Party News from the January 1968 issue of the Socialist Standard
Kent Debate
Last November members of our Woolwich and Dartford branches put over the socialist case at the South East Model Parliament. Our comrade H. Ramsay proposed:
That this House, recognising the failure of the system of private and state ownership known as capitalism to solve the problems of society, declares that the solution of these problems lies in the establishment of a social system based on the common ownership and democratic control of the means and instruments for producing and distributing wealth, by and in the interest of the whole of society.
In what one local paper called “one of the most vigorous and electric debates in the Parliament’s first year of life” the main opposition to the motion came from the Tories who were unable in their arguments to rise much above the profit-is-an-incentive and look-at-East Germany level. Needless to say our members were easily able to deal with such objections. The debate was fully reported in the Kentish Times and the Kentish Independent.
Debate with Plaid Cymru
On December 10 the Party debated the London branch of Plaid Cymru at one of our Soho Square meetings.
Our comrade Buick argued that the basic fallacy of all nationalism, British as well as Welsh, was in seeking national solutions to world problems. The working class, he said, was a world-wide class. A change of state would not help solve working class problems any more than a change of government. For their cause lay not in the form or type of political set-up but in the economic system. Workers of all lands should unite to change this system from one based on the class ownership of the means of life to one based on common ownership and democratic control with production for use, not profit.

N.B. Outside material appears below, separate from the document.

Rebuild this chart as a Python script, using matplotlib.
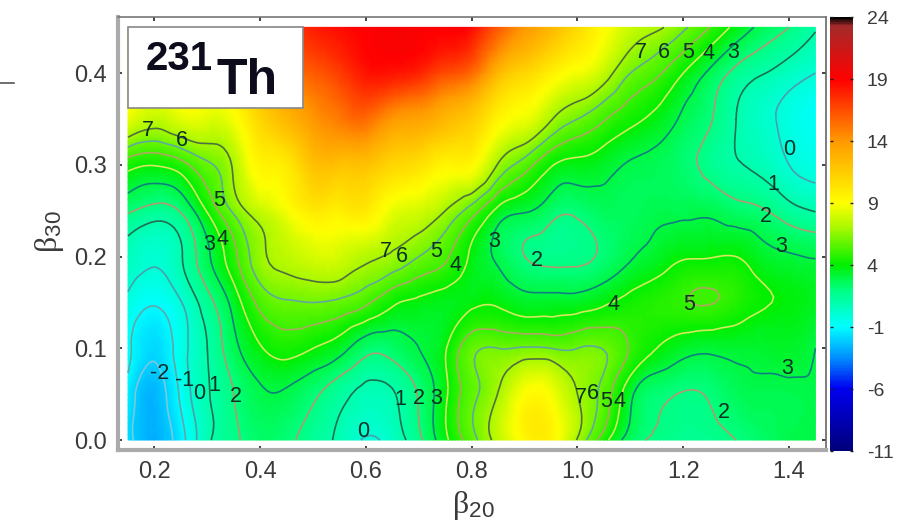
import numpy as np
import matplotlib
matplotlib.use('Agg')
import matplotlib.pyplot as plt
import matplotlib.tri as mtri
from matplotlib.colors import LinearSegmentedColormap
from matplotlib.patches import Rectangle
from matplotlib.lines import Line2D

plt.rcParams['font.family'] = ['Liberation Sans', 'DejaVu Sans']
plt.rcParams['mathtext.fontset'] = 'custom'
plt.rcParams['mathtext.rm'] = 'Liberation Serif'
plt.rcParams['mathtext.sf'] = 'Liberation Sans'
plt.rcParams['mathtext.it'] = 'Liberation Serif:italic'
plt.rcParams['axes.unicode_minus'] = False

# grid of the map
beta20 = [0.15, 0.20, 0.25, 0.30, 0.35, 0.40, 0.45, 0.50, 0.55, 0.60, 0.65, 0.70, 0.75, 0.80,
          0.85, 0.90, 0.95, 1.00, 1.05, 1.10, 1.15, 1.20, 1.25, 1.30, 1.35, 1.40, 1.45]
beta30 = [0.00, 0.05, 0.10, 0.15, 0.20, 0.25, 0.30, 0.35, 0.40, 0.45]

# one line for each beta20, going up in beta30
energy = [
    [-1.7, -1.3, -0.8, -0.25, 0.6, 2.15, 4.4, 8.5, 9.5, 10],
    [-2.8, -2.6, -1.8, -0.9, 0.1, 1.6, 4.05, 7.6, 9, 10],
    [-1.4, -0.8, -0.45, -0.05, 0.9, 2.1, 4.6, 8.3, 9.5, 10.5],
    [0.8, 0.9, 1.0, 1.6, 2.8, 4.1, 5.8, 8.3, 9.5, 11],
    [1.8, 2, 2.7, 3.4, 4.7, 6.2, 7.2, 8.8, 10.5, 12.5],
    [2.4, 2.85, 3.9, 5.3, 6.7, 7.7, 9.5, 11, 13, 15],
    [2.2, 2.85, 4.4, 5.9, 7.5, 8.8, 10, 12.5, 15, 17],
    [1.5, 2.2, 4, 6, 8, 10, 12, 14, 16, 18],
    [0.8, 1.35, 3.4, 5.8, 8, 9.8, 12, 15, 17, 18.6],
    [-0.1, 0.7, 2.35, 5.2, 7.3, 10, 12, 15.5, 18.3, 19],
    [0.4, 0.9, 2.4, 4.2, 6.8, 8.5, 11, 14, 18.3, 19.2],
    [1.75, 2.1, 3, 3.8, 6, 8, 10.5, 13.5, 17.8, 19.2],
    [3.75, 3.8, 3.9, 3.6, 5.2, 7, 9.5, 12.5, 16.5, 19],
    [5.6, 5.7, 5.7, 3.8, 3.8, 5.5, 9.3, 11.5, 15.5, 18.6],
    [7.5, 7.05, 6, 3.85, 2.8, 3.7, 6.9, 9.5, 12.5, 16],
    [9.3, 9, 6.1, 3.4, 2, 3.1, 5.5, 8.6, 11, 14],
    [9.5, 8.8, 6, 3.4, 1.75, 2.4, 4.1, 7.1, 9.7, 12.5],
    [6.9, 7, 6, 3.45, 1.8, 2.2, 3.7, 6, 8.7, 10.8],
    [4.4, 5.6, 5.95, 3.85, 2.2, 2.6, 3.4, 5.1, 7.6, 9.1],
    [2.5, 3.25, 4.9, 4.3, 2.9, 2.6, 2.9, 4.3, 6, 7.8],
    [1.85, 2.2, 4, 4.6, 3.4, 2.8, 2.7, 3.7, 5.2, 7.2],
    [1.6, 1.95, 3.4, 4.9, 3.9, 2.8, 2.3, 2.8, 4, 6.2],
    [1.7, 2.1, 3.2, 5.05, 3.95, 2.8, 1.7, 2.1, 2.8, 5],
    [2, 2.6, 3.3, 4.6, 4, 2.4, 1.1, 1, 1.7, 3.7],
    [2.4, 2.8, 3.3, 4.1, 3.4, 2.1, 0.7, 0.3, 1.05, 2.7],
    [2.9, 2.8, 3.4, 3.85, 3.1, 1.4, 0, -0.3, 0.5, 2],
    [2.85, 2.9, 3, 3.5, 2.95, 0.95, -0.35, -0.8, 0, 1.1],
]

levels = [-2, -1, 0, 1, 2, 3, 4, 5, 6, 7]
level_colors = ['#78c8e0', '#5fa8a8', '#4a9fb0', '#1f6f50', '#b09a70',
                '#0f8080', '#d4e860', '#b0a860', '#60a8a0', '#4f7040']

# printed contour numbers
label_text = ['7', '6', '5', '4', '3', '7', '6', '5', '4', '3', '7', '6', '5', '4', '3',
              '-2', '-1', '0', '1', '2', '0', '1', '2', '3', '2', '4', '5', '7', '6', '5',
              '4', '3', '2', '0', '1', '2', '3']
label_x = [1.12, 1.164, 1.209, 1.247, 1.294, 0.188, 0.252, 0.322, 0.328, 0.303, 0.638, 0.668, 0.732, 0.77, 0.842,
           0.21, 0.256, 0.284, 0.314, 0.354, 0.594, 0.664, 0.70, 0.732, 0.923, 1.069, 1.211,
           1.007, 1.029, 1.054, 1.079, 1.396, 1.277, 1.40, 1.37, 1.357, 1.385]
label_y = [0.423, 0.423, 0.423, 0.421, 0.423, 0.337, 0.327, 0.261, 0.219, 0.213, 0.206, 0.20, 0.206, 0.19, 0.216,
           0.072, 0.065, 0.051, 0.059, 0.047, 0.009, 0.044, 0.045, 0.045, 0.196, 0.148, 0.148,
           0.046, 0.051, 0.042, 0.042, 0.0785, 0.03, 0.317, 0.279, 0.244, 0.211]

cbar_ticks = [-11, -6, -1, 4, 9, 14, 19, 24]

cmap = LinearSegmentedColormap.from_list('map', [
    (0.0, '#00007a'), (5 / 35, '#0000f0'), (7.5 / 35, '#0090ff'), (10 / 35, '#00ffff'),
    (13 / 35, '#00ff80'), (15 / 35, '#00f000'), (18 / 35, '#a8f800'), (20 / 35, '#ffff00'),
    (25 / 35, '#ff9a00'), (30 / 35, '#ff0000'), (34.3 / 35, '#a52a2a'), (1.0, '#000000')])

W, H = 912, 529
fig = plt.figure(figsize=(W / 100, H / 100), dpi=100)
ax = fig.add_axes([118 / W, 1 - 450 / H, 708 / W, 433 / H])

z = np.array(energy).T
xg, yg = np.meshgrid(beta20, beta30)

# matplotlib's own refiner, so the contours come out round and not as polygons
tri = mtri.Triangulation(xg.ravel(), yg.ravel())
refiner = mtri.UniformTriRefiner(tri)
tri_fine, z_fine = refiner.refine_field(z.ravel(), subdiv=3)

im = ax.tripcolor(tri_fine, z_fine, shading='gouraud', cmap=cmap, vmin=-11, vmax=24)
ax.tricontour(tri_fine, z_fine, levels=levels, colors=level_colors, linewidths=1.2)

for t, x, y in zip(label_text, label_x, label_y):
    ax.text(x, y, t, fontsize=15.5, color='#0a3025', ha='center', va='center')

ax.set_xlim(0.131, 1.47)
ax.set_ylim(-0.0109, 0.4613)
ax.set_xticks([0.2, 0.4, 0.6, 0.8, 1.0, 1.2, 1.4])
ax.set_yticks([0.0, 0.1, 0.2, 0.3, 0.4])
ax.tick_params(direction='in', length=3, width=1.2, color='#222222', labelcolor='#3a3a3a',
               labelsize=17, top=True, right=True, pad=8)
for side, c, w in [('left', '#aaaaaa', 3), ('bottom', '#aaaaaa', 3), ('top', '#777777', 1.2), ('right', '#666666', 1.2)]:
    ax.spines[side].set_color(c)
    ax.spines[side].set_linewidth(w)

ax.add_patch(Rectangle((0.15, 0.362), 0.33, 0.088, facecolor='white', edgecolor='#888888', lw=1.2, zorder=5))
ax.text(0.183, 0.404, '231', fontsize=29, fontweight='bold', color='#0c0c1c', zorder=6)
ax.text(0.318, 0.377, 'Th', fontsize=36, fontweight='bold', color='#0c0c1c', zorder=6)

fig.text(473 / W, 1 - 505 / H, r'$\mathrm{\beta}_{\mathsf{20}}$', fontsize=23, color='#3a3a3a', ha='center', va='center')
fig.text(49 / W, 1 - 232 / H, r'$\mathrm{\beta}_{\mathsf{30}}$', fontsize=23, color='#3a3a3a', rotation=90, ha='center', va='center')

fig.add_artist(Line2D([0, 14 / W], [1 - 83 / H, 1 - 83 / H], color='#555555', lw=1.2))

cax = fig.add_axes([830 / W, 1 - 451 / H, 23 / W, 434 / H])
cb = fig.colorbar(im, cax=cax, ticks=cbar_ticks)
cb.outline.set_visible(False)
cax.tick_params(direction='in', length=2.5, width=1, color='#222222', labelcolor='#3a3a3a',
                labelsize=14, left=True, right=True, pad=10)

fig.savefig('out.png', dpi=100)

Dafydd Stephens, for the Plaid, said that the Welsh people had a long radical tradition and were still today overwhelmingly left wing. Association with England was holding back social change in Wales. Plaid Cymru, he said, could not wait for the people of England let alone the people of the world to change. They wanted an independent Wales now. With independence Wales would be able to push through many radical social measures as had other small countries like Norway.
Correction
In the article "Religion Retreat" in the December Socialist Standard occurs the passage “Catholics and Protestants, Atheists and Jews, are found in any and every political party, according to individual conviction.” This, of course does not apply to the Socialist Party of Gt. Britain where rejection of religion, in theory and practice, is a condition of membership.
Books for classes
We require books for the purpose of the Party’s Educational classes. Any member or sympathiser who wishes to dispose of books on Socialist theory, History or Politics is asked either to donate or offer them to us. All books received will be acknowledged.